John Smyth (c. 1570 – c. 28 August 1612) was an early Baptist minister of England and a defender of the principle of religious liberty. Historians consider John Smyth a founder of the Baptist churches.

Smyth is thought to have been the son of John Smyth, a yeoman of Sturton-le-Steeple, Nottinghamshire. He was educated locally at the grammar school in Gainsborough and in Christ's College, Cambridge, where he became a Fellow in 1594.

Smyth was ordained as an Anglican priest in 1594 in England. He preached in the city of Lincoln in 1600 to 1602. Soon after his ordination, he broke with the Church of England and left for Holland where he and his small congregation began to study the Bible ardently.

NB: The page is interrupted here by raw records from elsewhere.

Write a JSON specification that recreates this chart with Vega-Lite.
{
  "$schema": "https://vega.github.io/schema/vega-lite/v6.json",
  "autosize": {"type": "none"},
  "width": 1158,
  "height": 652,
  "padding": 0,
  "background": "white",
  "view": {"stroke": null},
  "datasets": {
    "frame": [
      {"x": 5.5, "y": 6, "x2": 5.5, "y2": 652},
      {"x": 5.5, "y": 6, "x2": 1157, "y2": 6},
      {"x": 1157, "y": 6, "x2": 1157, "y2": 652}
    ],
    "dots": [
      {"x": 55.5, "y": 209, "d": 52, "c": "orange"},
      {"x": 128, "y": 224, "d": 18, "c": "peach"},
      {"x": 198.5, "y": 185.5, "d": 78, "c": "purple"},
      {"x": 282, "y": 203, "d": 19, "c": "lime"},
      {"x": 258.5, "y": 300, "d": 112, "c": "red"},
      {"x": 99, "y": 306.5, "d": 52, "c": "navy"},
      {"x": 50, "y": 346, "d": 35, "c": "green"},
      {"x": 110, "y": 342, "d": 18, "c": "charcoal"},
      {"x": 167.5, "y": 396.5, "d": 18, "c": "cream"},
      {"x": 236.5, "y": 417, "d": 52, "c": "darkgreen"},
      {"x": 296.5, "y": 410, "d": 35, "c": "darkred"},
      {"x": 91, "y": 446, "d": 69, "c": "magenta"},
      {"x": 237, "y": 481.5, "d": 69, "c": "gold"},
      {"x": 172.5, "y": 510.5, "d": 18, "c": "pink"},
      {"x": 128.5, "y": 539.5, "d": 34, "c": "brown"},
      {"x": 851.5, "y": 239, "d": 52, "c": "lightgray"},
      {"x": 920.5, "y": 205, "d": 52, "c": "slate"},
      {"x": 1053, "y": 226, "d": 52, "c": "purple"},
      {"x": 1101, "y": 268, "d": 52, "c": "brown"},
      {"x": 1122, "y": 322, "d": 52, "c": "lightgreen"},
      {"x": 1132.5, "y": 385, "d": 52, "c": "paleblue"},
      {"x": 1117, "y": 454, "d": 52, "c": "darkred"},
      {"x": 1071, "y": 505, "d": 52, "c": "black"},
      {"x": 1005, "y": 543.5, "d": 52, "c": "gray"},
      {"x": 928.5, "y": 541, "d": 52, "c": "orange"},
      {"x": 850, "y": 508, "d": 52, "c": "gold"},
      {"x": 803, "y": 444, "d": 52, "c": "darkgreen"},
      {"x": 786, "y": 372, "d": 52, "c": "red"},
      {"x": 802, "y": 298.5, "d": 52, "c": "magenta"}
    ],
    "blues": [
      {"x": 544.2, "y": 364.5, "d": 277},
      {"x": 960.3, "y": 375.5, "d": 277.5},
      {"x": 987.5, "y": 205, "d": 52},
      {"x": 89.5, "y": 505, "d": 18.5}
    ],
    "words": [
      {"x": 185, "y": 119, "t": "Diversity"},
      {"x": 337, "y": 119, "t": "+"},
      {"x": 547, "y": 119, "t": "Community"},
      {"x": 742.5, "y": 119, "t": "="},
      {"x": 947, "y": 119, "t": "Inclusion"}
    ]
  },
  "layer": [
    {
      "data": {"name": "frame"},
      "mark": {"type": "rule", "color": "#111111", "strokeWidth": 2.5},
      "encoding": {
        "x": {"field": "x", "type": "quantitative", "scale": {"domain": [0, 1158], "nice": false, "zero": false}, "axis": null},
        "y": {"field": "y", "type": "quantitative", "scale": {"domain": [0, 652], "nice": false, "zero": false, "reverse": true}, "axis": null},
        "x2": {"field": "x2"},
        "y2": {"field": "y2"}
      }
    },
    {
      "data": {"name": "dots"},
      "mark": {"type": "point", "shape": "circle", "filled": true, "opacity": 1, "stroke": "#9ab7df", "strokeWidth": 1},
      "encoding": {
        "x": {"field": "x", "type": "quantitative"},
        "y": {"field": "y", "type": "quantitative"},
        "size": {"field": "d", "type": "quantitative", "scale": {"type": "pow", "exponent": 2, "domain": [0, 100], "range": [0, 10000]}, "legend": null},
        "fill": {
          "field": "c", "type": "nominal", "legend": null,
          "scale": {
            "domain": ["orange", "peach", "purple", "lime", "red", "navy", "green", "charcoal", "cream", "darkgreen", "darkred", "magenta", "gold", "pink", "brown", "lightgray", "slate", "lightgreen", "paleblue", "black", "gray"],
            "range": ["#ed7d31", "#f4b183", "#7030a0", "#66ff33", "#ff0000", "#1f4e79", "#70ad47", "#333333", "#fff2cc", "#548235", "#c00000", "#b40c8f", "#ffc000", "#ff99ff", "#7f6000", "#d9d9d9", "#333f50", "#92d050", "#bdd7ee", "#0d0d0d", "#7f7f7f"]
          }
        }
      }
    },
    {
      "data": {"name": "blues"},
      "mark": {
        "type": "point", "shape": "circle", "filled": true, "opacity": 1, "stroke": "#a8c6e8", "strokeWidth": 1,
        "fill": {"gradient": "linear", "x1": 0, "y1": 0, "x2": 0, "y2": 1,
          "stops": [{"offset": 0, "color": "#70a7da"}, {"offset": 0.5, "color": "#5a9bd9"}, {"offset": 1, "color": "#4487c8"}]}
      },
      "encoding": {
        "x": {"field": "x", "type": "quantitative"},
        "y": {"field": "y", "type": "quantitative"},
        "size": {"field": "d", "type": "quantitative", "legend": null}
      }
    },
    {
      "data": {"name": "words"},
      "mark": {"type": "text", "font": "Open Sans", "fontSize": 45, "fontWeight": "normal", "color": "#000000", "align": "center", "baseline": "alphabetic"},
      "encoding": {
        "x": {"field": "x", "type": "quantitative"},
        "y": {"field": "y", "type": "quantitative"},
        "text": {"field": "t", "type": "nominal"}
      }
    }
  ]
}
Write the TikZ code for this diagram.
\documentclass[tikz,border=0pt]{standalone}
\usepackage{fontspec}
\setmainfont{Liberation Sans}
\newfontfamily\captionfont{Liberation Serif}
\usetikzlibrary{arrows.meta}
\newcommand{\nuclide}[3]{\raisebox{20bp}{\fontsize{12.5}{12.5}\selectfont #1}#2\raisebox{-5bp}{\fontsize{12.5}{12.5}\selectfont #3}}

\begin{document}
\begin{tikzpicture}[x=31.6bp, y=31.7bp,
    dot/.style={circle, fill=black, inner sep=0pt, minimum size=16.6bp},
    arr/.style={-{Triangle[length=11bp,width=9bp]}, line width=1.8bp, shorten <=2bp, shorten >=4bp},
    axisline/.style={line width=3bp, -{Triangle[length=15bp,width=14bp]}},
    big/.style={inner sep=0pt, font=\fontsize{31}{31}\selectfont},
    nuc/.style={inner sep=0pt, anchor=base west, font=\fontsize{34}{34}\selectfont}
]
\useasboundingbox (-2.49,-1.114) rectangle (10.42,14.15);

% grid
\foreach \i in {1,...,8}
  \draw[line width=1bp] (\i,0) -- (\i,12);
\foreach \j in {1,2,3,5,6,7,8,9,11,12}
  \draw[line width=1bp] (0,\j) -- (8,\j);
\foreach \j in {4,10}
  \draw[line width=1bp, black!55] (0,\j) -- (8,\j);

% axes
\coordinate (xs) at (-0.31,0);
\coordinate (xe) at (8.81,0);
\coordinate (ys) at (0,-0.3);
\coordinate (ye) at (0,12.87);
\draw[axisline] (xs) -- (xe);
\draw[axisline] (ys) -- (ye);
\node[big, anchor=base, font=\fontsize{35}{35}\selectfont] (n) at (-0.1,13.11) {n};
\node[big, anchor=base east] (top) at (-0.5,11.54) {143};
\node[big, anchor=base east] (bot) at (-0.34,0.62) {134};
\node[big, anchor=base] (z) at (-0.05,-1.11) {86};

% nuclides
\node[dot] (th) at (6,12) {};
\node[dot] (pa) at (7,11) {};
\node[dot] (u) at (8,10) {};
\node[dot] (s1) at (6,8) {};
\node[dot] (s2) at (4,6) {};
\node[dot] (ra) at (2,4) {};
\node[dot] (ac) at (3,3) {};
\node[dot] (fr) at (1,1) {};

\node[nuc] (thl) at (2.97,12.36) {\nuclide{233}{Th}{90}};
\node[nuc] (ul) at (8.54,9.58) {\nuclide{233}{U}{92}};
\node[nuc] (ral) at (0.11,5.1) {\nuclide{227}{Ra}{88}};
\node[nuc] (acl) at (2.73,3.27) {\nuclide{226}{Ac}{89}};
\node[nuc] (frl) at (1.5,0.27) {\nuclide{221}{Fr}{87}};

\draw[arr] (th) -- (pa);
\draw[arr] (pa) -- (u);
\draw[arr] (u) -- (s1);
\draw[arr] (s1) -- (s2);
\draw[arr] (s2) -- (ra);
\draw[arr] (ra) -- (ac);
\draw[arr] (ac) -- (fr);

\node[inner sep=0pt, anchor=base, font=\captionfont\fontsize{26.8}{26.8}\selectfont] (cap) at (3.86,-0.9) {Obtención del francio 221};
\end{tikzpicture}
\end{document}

He briefly returned to England.

In 1609, Smyth, along with a group in Holland, came to believe in believer's baptism (thereby rejecting infant baptism) and they came together to form one of the earliest Baptist churches. Baptists generally believe that baptism is a sign of obedience to God. Baptists also believe that baptism by immersion is pictorially symbolic of cleansing from sin and spiritual regeneration. Likewise, they believe that baptism does not save one from sin, but is a believer's identification with the death, burial and resurrection of Jesus Christ.

In the beginning, Smyth was closely aligned with his Anglican heritage. As time passed, his views evolved.

First, Smyth insisted that true worship was from the heart and that any form of reading from a book in worship was an invention of sinful man. This rejection of liturgy remains strong among many Baptists still today. Prayer, singing and preaching had to be completely spontaneous. He went so far with this ideology that he would not allow the reading of the Bible during worship on the grounds that a translation was "...the worke of a mans witt...& therefore not to be brought into the worship of God to be read." This idea stemmed from the belief that worship should be ordered by the Spirit.